Peter remembers the day he and his companions were pushed out of the room by Jesus. How scared they were. Peter knows that the exiled and fearful believers are asking themselves the same kinds of questions he asked on that Resurrection afternoon: Is it really worth it to be a follower of Jesus? Why believe in something that, just by believing in it, puts your life in jeopardy? Having faith in something, in someone like Jesus, should have a positive effect on your life right now, in the present moment. But will it really be so? Christians were dying simply for being a disciple of Jesus. Peter knows that the people who read his letter will want to know, as he wanted to know on Resurrection Day, if there will be any relief to their anxiety and their crisis of faith, after being pushed out into the world?
So listen to some of the phrases Peter uses in the opening lines of his letter to terrified believers. He says, “Because Jesus was raised from the dead...
Not one is missing, no one forgotten.
God the Father has his eye on each of you.
We’ve been given a brand new life.
We have everything to live for.
God is keeping a careful watch over us and the future.
You’ll have it all--life healed and whole.
You can trust God with laughter and singing.
You’ll get what you’re looking forward to.
“Peace to you. Just as the Father sent me, I send you.” It’s as if these statements Peter shares with scared fellow believers came right from Jesus. Jesus knew them all to be true, because they were true for him as he was sent into the world by the Father. Jesus knew his shoving the disciples out into the world was a scary, and seemingly uncaring thing to do. But, there are certain assurances from God that Peter wanted others to know about, even though they were scared.
The great 17th century French General Vicomte de Turenne was known for marching into battle at the head of his troops. Asked about it one time, he replied, “I conduct myself like a brave man, but all the time I’m afraid. I don’t give in to the fear, but say to my body, ‘Tremble, old carcass, but walk!’ And my body walks.”

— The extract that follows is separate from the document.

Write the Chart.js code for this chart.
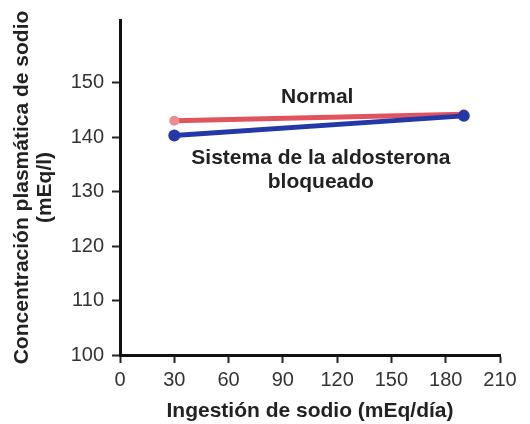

Jesus has been our general, who was sent by the Father ahead of us into the battle, into the terrifying world, to face what we, who follow him, may face. By pushing and prodding, Jesus takes us into the world with him, moving us beyond the doors we have kept locked to keep us from facing our fears. All he asks is that we say to ourselves, “Tremble old carcass; but WALK!” knowing we are walking with the Risen Lord.